Having worked most of her adult life as a newspaper columnist, Desiree Cooper says "flash fiction" — stories written as quickly, and as short as, a flash — come naturally to her. In her new story collection Know the Mother (Wayne State University Press, March 2016), Cooper, who lives in the Detroit area, makes evident the storytelling skill she acquired as a twice-nominated Pulitzer Prize journalist. As a female African-American writer and activist, Cooper often intertwines the issues of racism and sexism in her work. She's also a Kresge Literary Arts Fellow and a former attorney.
Cooper's fiction reveals a woman’s heart and mind. In a piece called “The Witching Hour,” she exposes in just a few paragraphs the worries that keep a woman up at night.
“I’m a lot like many other women,” Cooper says. “I worry. I worry about all the woulds, coulds, shoulds, and mights at night. Women often feel like the cruise directors for so many other lives. It’s so hard to pack it all into a 24-hour period of time and feel like you’re everything you need to be for everyone that needs you.”
While carrying her activism into her writing, Cooper says she wants most of all to write about the experience of being human. She often senses what she calls a “litmus test” that she's expected to pass as a writer who is a black woman.
“Is my writing black? Or is it female? That’s a little ridiculous as far as I’m concerned,” she says. “Because that’s how I walk through the world, so everything I write is both. And yet there is something that is very interesting about gender to me. If racism were to disappear tomorrow, gender would still be there, staring us in the face.”
Cooper says racism never raises its ugly head within her nuclear family. But gender is another matter entirely. “In my house, people think I know where their socks are because I have ovaries,” she says.
Cooper decided not to take her husband's last name when they married.
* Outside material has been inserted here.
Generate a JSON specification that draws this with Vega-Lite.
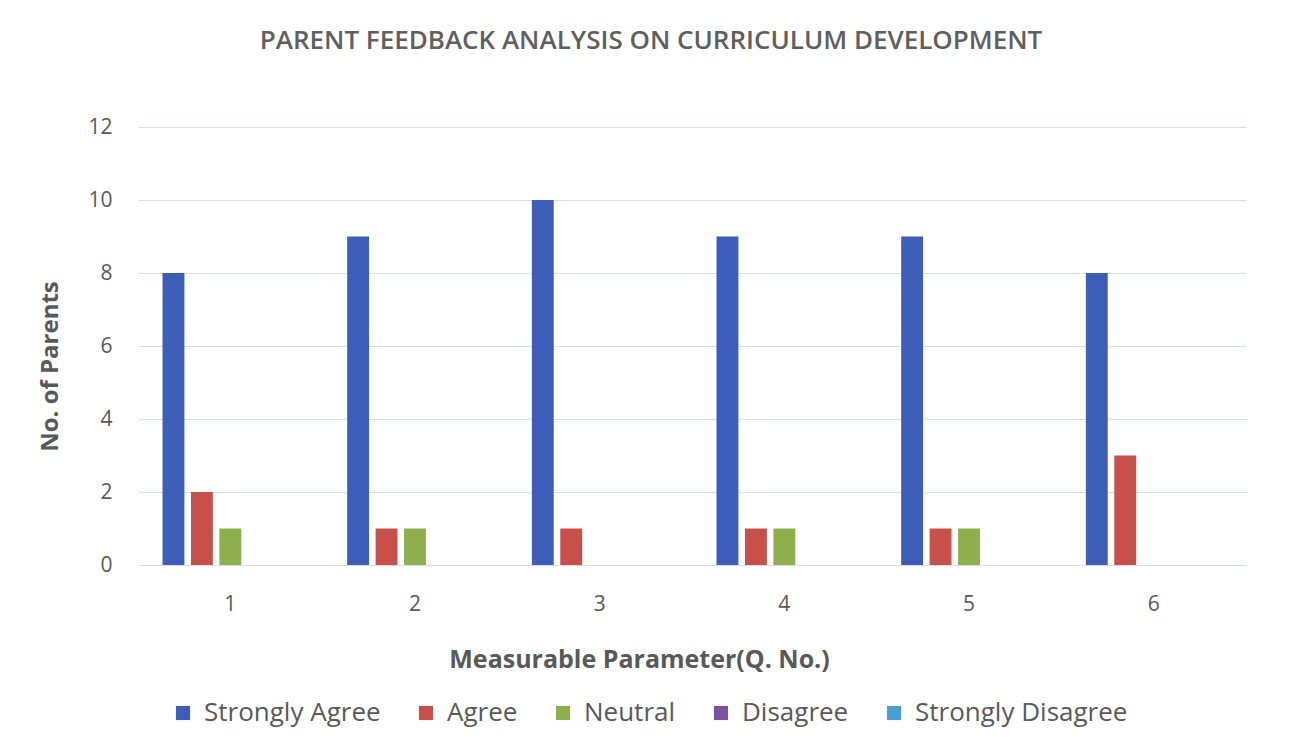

She often found herself correcting other family members on that point. Traditional gender expectations dog her daily.
Bringing these aspects of her experience as a woman, as an African-American, as a feminist and activist into her creative work, Cooper tells a variety of stories. There's a lawyer who miscarries during a work conference, and a young mother out on a date night with her husband realizing that life will never be the same again. There's also a politician’s wife contemplating her life and finding it alarmingly akin to slavery. Most of all, Cooper says her stories are about women everywhere.